From 2002-2006, she directed the Bildner Foundation Campus Diversity for eight New Jersey institutions doing diversity work in a statewide initiative. The New Jersey Campus Diversity Initiative had three overarching goals: reduce prejudice, promote intergroup understanding and foster the comprehensive institutional change needed to support such learning.
From 2001-2004, Dr. Musil was Project Director for Liberal Education and Global Citizenship: The Arts of Democracy, funded by the Fund for the Improvement of Postsecondary Education (FIPSE) to work with institutions to incorporate global issues and social responsibility into the major. The impetus for this project came from her involvement directing a Ford Foundation project with higher education representatives from India, South Africa, and the United States who met in a variety of forums and seminars over a five-year period to explore cross-cutting issues about higher education's role in diverse democracies.
At La Salle University Dr.

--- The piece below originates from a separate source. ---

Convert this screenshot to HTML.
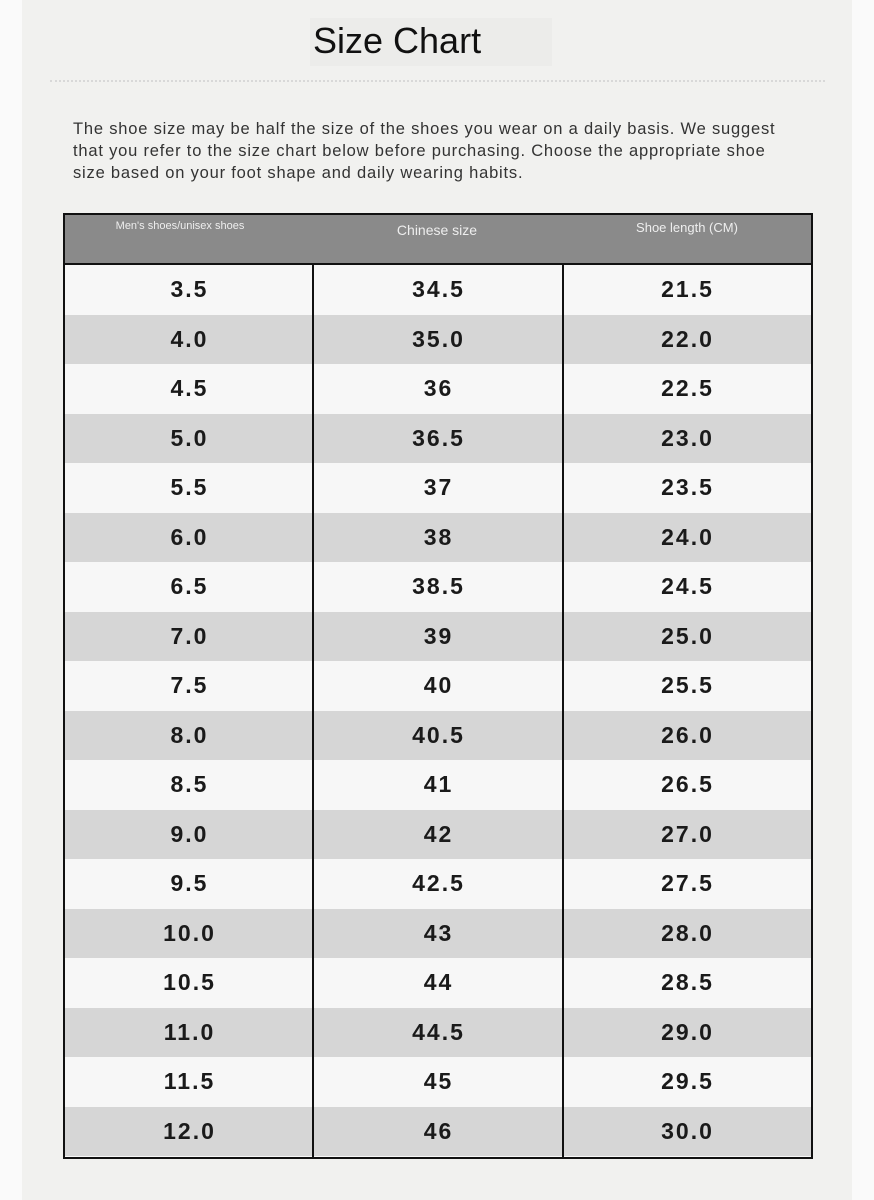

Musil taught their first women's studies course in 1973, was instrumental in establishing a women's studies minor, served as Coordinator of the Women's Studies Program, and helped found a campus day care center. In 1984, she was selected as the Executive Director of the National Women's Studies Association, a position she held for over six years. In 1986, she was named a Pennsylvania "Woman of Distinction" by the Women's Campaign Fund and in 1987 was chosen as a Commonwealth Speaker by the Pennsylvania Humanities Council. She was named in Who's Who of American Women in 1995.